Check Fraud Scams Target Millennials

Inside Subprime: Sept 19 2018

By Holly Kane

A study released by the Better Business Bureau revealed that check fraud is on the rise and affecting young people at a higher rate than other age groups, with scammers taking advantage of millennials’ lack of knowledge when it comes to traditional checks.

According to a September 2018 study by the Better Business Bureau, nationwide occurrences of this seemingly easy-to-spot scam have increased.

“Fake check fraud is a huge problem, with complaints to government agencies and consumer advocacy groups doubling over the last three years,” the study said. “Millions of fake checks worth billions of dollars circulate every year.”

While all demographics are at risk, fraud victims tend to be younger and more educated than is commonly thought, according to another BBB study.

“Far from the prevailing stereotypes,” the study, titled “Cracking the Invisibility Illusion,” said. “Several studies have found that those most likely to be exposed, targeted and ultimately victimized are the young, the middle-aged, and the better educated.”

Analysis of the FTC’s Consumer Sentinel complaint database reveals that 38 percent of fake check victims are between the ages of 20 and 39, and 21 percent – the largest chunk of those sampled – were between 20 and 29. (Millennials are also falling victim to the notorious payday loan debt trap.)

A Chicago woman lost $2,000 after responding to a phony job offer that asked her to cash what turned out to be fake checks and send back a portion of what turned out to be her own money. The checks looked legitimate, and the bank deposited them into her account. What the woman did not realize is that banks are legally required to make deposited funds available almost immediately, but the check may not clear until weeks later.

Like the woman in Chicago, some people don’t know that just because the bank has posted the funds and made them available, that doesn’t mean the check is legitimate.

“Federal banking rules require that when someone deposits a check into an account, the bank must make the funds available right away – within a day or two,” according to the BBB. “But the bank also has the right to recover the money from the account holder if the check is counterfeit. It is only when the check works its way back to the bank that supposedly issued the check that it is discovered to be counterfeit.”

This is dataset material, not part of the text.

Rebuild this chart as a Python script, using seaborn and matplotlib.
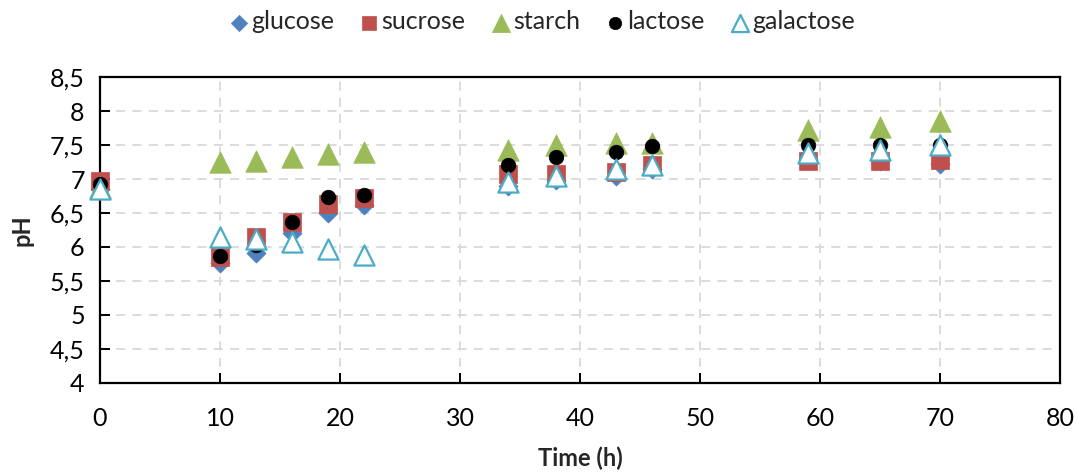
import matplotlib
matplotlib.use("Agg")
import matplotlib.pyplot as plt
import seaborn as sns
import pandas as pd

# Sampling times (h)
time_h = [0, 10, 13, 16, 19, 22, 34, 38, 43, 46, 59, 65, 70]

# pH measured for each carbon source
glucose = [6.85, 5.76, 5.91, 6.20, 6.50, 6.62, 6.90, 6.98, 7.04, 7.15, 7.30, 7.26, 7.22]
sucrose = [6.97, 5.85, 6.14, 6.37, 6.63, 6.72, 7.07, 7.08, 7.10, 7.20, 7.27, 7.27, 7.28]
starch = [6.88, 7.25, 7.27, 7.32, 7.37, 7.40, 7.43, 7.50, 7.53, 7.53, 7.72, 7.77, 7.85]
lactose = [6.92, 5.87, 6.03, 6.37, 6.73, 6.77, 7.20, 7.32, 7.40, 7.48, 7.50, 7.50, 7.50]
galactose = [6.85, 6.15, 6.12, 6.08, 5.97, 5.88, 6.95, 7.05, 7.15, 7.20, 7.38, 7.42, 7.50]

series_names = ["glucose", "sucrose", "starch", "lactose", "galactose"]
series_values = [glucose, sucrose, starch, lactose, galactose]

y_ticks = [4, 4.5, 5, 5.5, 6, 6.5, 7, 7.5, 8, 8.5]
x_ticks = [0, 10, 20, 30, 40, 50, 60, 70, 80]

df = pd.DataFrame({"Time (h)": time_h})
for name, vals in zip(series_names, series_values):
    df[name] = vals

sns.set_theme(style="white")
plt.rcParams["font.family"] = ["Lato", "DejaVu Sans"]

fig = plt.figure(figsize=(10.78, 4.73), dpi=100)
ax = fig.add_axes([100 / 1078, 1 - 383 / 473, 960 / 1078, 306 / 473])

styles = {
    "glucose": dict(marker="D", s=95, color="#4F81BD", edgecolor="#4F81BD"),
    "sucrose": dict(marker="s", s=150, color="#C0504D", edgecolor="#C0504D"),
    "starch": dict(marker="^", s=240, color="#9BBB59", edgecolor="#9BBB59"),
    "lactose": dict(marker="o", s=110, color="black", edgecolor="black"),
    "galactose": dict(marker="^", s=210, facecolors="white", edgecolor="#4BACC6",
                      linewidth=1.6),
}

for name in series_names:
    st = dict(styles[name])
    if name == "galactose":
        ax.scatter(df["Time (h)"], df[name], label=name, zorder=5,
                   clip_on=False, **st)
    else:
        sns.scatterplot(data=df, x="Time (h)", y=name, ax=ax, label=name,
                        zorder=4, linewidth=0.5, clip_on=False, **st)

ax.set_xlim(0, 80)
ax.set_ylim(4, 8.5)
ax.set_xticks(x_ticks)
ax.set_yticks(y_ticks)
ax.set_yticklabels([f"{v:g}".replace(".", ",") for v in y_ticks])
ax.set_xticklabels([str(v) for v in x_ticks])

ax.grid(True, color="#D9D9D9", linestyle=(0, (5, 4)), linewidth=1.3)
ax.set_axisbelow(True)
for sp in ax.spines.values():
    sp.set_color("black")
    sp.set_linewidth(1.6)
ax.tick_params(axis="y", direction="in", length=7, width=1.4, colors="black",
               labelsize=18, pad=11, left=True)
ax.tick_params(axis="x", direction="in", length=7, width=1.4, colors="black",
               labelsize=18, pad=17, bottom=True)

ax.set_xlabel("Time (h)", fontsize=17, fontweight="bold", labelpad=12)
ax.set_ylabel("pH", fontsize=17, fontweight="bold", labelpad=12)

ax.legend(loc="center", bbox_to_anchor=(0.459, 1.18), ncol=5,
          frameon=False, fontsize=18, handlelength=1.0, handletextpad=0.0,
          columnspacing=0.9, markerscale=0.85, borderaxespad=0)

fig.savefig("out.png", dpi=100)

Ultimately, the bank is off the hook, and the account holder is responsible for the drained funds.

An empty bank account is an experience all too familiar for millennials, who, according to a 2018 study by the Federal Reserve Bank of St. Louis, are saddled with student loan debt and have no assets like homes or stocks. Pew Research Center officially defined millennial birth years as between 1981 to 1996. This age group’s defining characteristics – an acute adeptness at digital communications and social media and an economic crippling due to the 2008 recession – combine to put millennials at risk.

They fall for scams because, in short, they’re broke.

The median income for millennials in Illinois is $23,000, compared with $37,500 across all demographics, according to Business Insider. A 2017 GoDaddy survey found that half of millennials have a “side hustle,” a gig making extra money apart from their main job, to supplement their income. Scammers take to social media and other online platforms to take advantage of millennials’ inconsistent job prospects and their propensity to take on odd jobs for extra cash.

The best way to avoid check fraud, according to the BBB, is education. Consumers should not deposit checks from unknown sources, and should keep in mind that posted funds are not necessarily cleared.